The strongest gust last night was 57mph. The maximum wind chill was -48F. That about says it all, as that pattern continued throughout today. What do you do when it's just too bad to go out? Well, we've each had endless mugs of tea and cocoa, searched the pantry for interesting edibles, set-up our stovetop oven to make pizza, and read books. At one point it almost seemed to be clearing, but luckily we didn't jump to our feet and layer up for a trip to the South Base seal colony since the next bit of this storm moved right in.
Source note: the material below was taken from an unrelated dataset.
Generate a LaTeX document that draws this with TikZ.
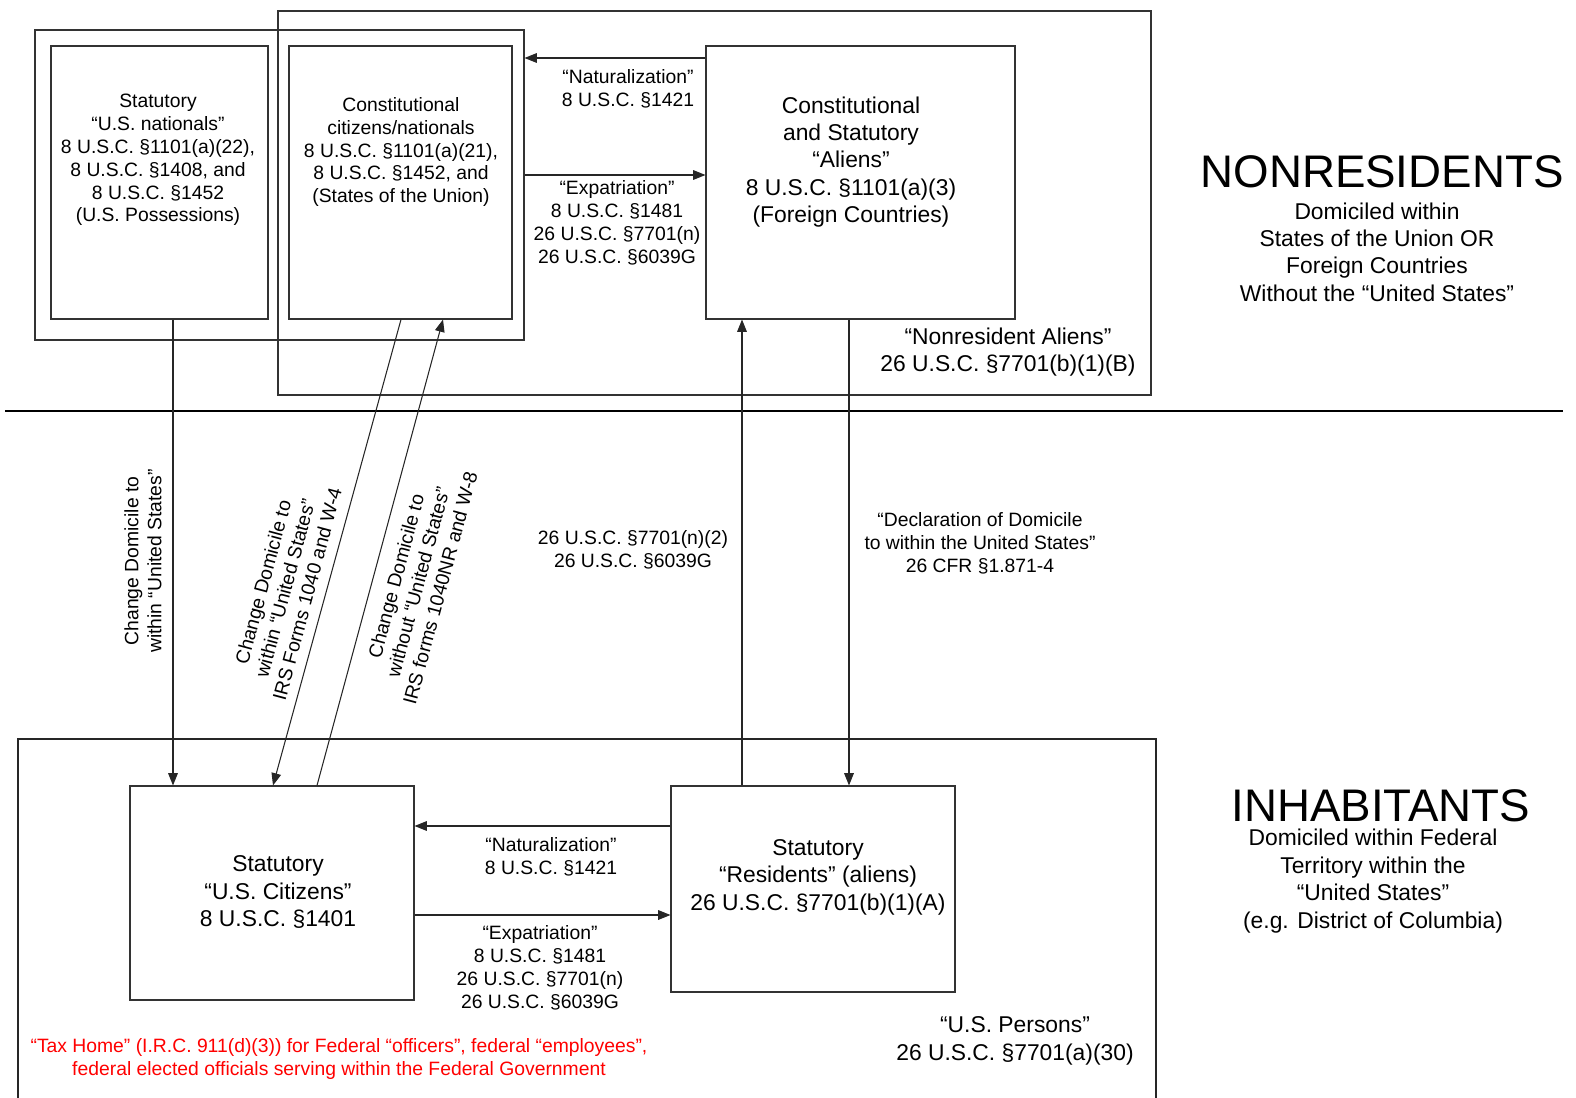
\documentclass[tikz,border=0pt]{standalone}
\usepackage{fontspec}
\setmainfont{Liberation Sans}
\usetikzlibrary{positioning, arrows.meta, fit}

\begin{document}
\begin{tikzpicture}[x=0.02cm, y=-0.02cm, line width=0.6pt,
  box/.style={draw=black!80, inner sep=0pt, fit={#1}},
  arr/.style={-{Triangle[length=7pt,width=5.5pt]}, draw=black!85},
  small/.style={font=\fontsize{11}{13}\selectfont, align=center, inner sep=0pt},
  mid/.style={font=\fontsize{13}{15.6}\selectfont, align=center, inner sep=0pt},
  title/.style={font=\fontsize{26}{30}\selectfont, inner sep=0pt}]

\useasboundingbox (0,0) rectangle (1576,1098);

% boxes
\node[box={(278,11) (1151,395)}] (nonres) {};
\node[box={(35,30) (524,340)}] (natouter) {};
\node[box={(51,46) (268,319)}] (usnat) {};
\node[box={(289,46) (512,319)}] (const) {};
\node[box={(706,46) (1015,319)}] (alien) {};
\node[box={(130,786) (414,1000)}] (uscit) {};
\node[box={(671,786) (955,992)}] (resid) {};
\draw[black!85] (18,1098) -- (18,739) -- (1156,739) -- (1156,1098);
\draw (5,411) -- (1563,411);

% box texts
\node[small] (usnattxt) at (158,160) {Statutory\\“U.S. nationals”\\8 U.S.C. §1101(a)(22),\\8 U.S.C. §1408, and\\8 U.S.C. §1452\\(U.S. Possessions)};
\node[small] (consttxt) at (401,152) {Constitutional\\citizens/nationals\\8 U.S.C. §1101(a)(21),\\8 U.S.C. §1452, and\\(States of the Union)};
\node[mid] (alientxt) at (851,162) {Constitutional\\and Statutory\\“Aliens”\\8 U.S.C. §1101(a)(3)\\(Foreign Countries)};
\node[mid] (uscittxt) at (278,892) {Statutory\\“U.S. Citizens”\\8 U.S.C. §1401};
\node[mid] (residtxt) at (818,877) {Statutory\\“Residents” (aliens)\\26 U.S.C. §7701(b)(1)(A)};
\node[mid] (nrtxt) at (1008,352) {“Nonresident Aliens”\\26 U.S.C. §7701(b)(1)(B)};
\node[mid] (uptxt) at (1015,1041) {“U.S. Persons”\\26 U.S.C. §7701(a)(30)};
\node[small, text=red] (taxhome) at (339,1059) {“Tax Home” (I.R.C. 911(d)(3)) for Federal “officers”, federal “employees”,\\federal elected officials serving within the Federal Government};

% side titles
\node[title] (nonrestitle) at (1382,172) {NONRESIDENTS};
\node[mid] (nonressub) at (1377,252) {Domiciled within\\States of the Union OR\\Foreign Countries\\Without the “United States”};
\node[title] (inhabtitle) at (1381,806) {INHABITANTS};
\node[mid] (inhabsub) at (1373,881) {Domiciled within Federal\\Territory within the\\“United States”\\(e.g. District of Columbia)};

% connectors
\draw[arr] (alien.west |- 0,58) -- (natouter.east |- 0,58);
\draw[arr] (natouter.east |- 0,175) -- (alien.west |- 0,175);
\draw[arr] (usnat.south -| 173,0) -- (uscit.north -| 173,0);
\draw[arr] (const.south -| 401,0) -- (uscit.north -| 273,0);
\draw[arr] (uscit.north -| 317,0) -- (const.south -| 443,0);
\draw[arr] (resid.north -| 742,0) -- (alien.south -| 742,0);
\draw[arr] (alien.south -| 849,0) -- (resid.north -| 849,0);
\draw[arr] (resid.west |- 0,826) -- (uscit.east |- 0,826);
\draw[arr] (uscit.east |- 0,915) -- (resid.west |- 0,915);

% connector labels
\node[small] (natlbl) at (628,89) {“Naturalization”\\8 U.S.C. §1421};
\node[small] (expatlbl) at (617,223) {“Expatriation”\\8 U.S.C. §1481\\26 U.S.C. §7701(n)\\26 U.S.C. §6039G};
\node[small, rotate=90] (chglbl) at (143,561) {Change Domicile to\\within “United States”};
\node[small, rotate=75] (w4lbl) at (285,588) {Change Domicile to\\within “United States”\\IRS Forms 1040 and W-4};
\node[small, rotate=75] (w8lbl) at (418,582) {Change Domicile to\\without “United States”\\IRS forms 1040NR and W-8};
\node[small] (n2lbl) at (633,550) {26 U.S.C. §7701(n)(2)\\26 U.S.C. §6039G};
\node[small] (decllbl) at (980,543) {“Declaration of Domicile\\to within the United States”\\26 CFR §1.871-4};
\node[small] (natlbl2) at (551,857) {“Naturalization”\\8 U.S.C. §1421};
\node[small] (expatlbl2) at (540,968) {“Expatriation”\\8 U.S.C. §1481\\26 U.S.C. §7701(n)\\26 U.S.C. §6039G};

\end{tikzpicture}
\end{document}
Watching the low-lying ground blizzard swirling to the east and west of us gave me great incentive to learn to use a GPS (global positioning system) when Darren offered me a brief lesson. A GPS works much better than a compass down here, since the magnetic South Pole spends most of its time wandering aimlessly-it shifts position approximately every 5 years. In addition, the declination you must use to compensate for the difference between magnetic and true south is so great that it makes using your compass an exercise in futility. When would a handheld GPS come in handy? How about if you're caught in a whiteout and would like to get back to camp? We have programmed the GPS with the coordinates (latitude and longitude) for our camp. In theory, you could use the GPS to determine your current location and then, moving along on your snowmobile, you could determine the direction you must take to get back to camp. In a worst-case scenario, you could use the GPS to find out your exact location and radio this information to Mac Opps for help.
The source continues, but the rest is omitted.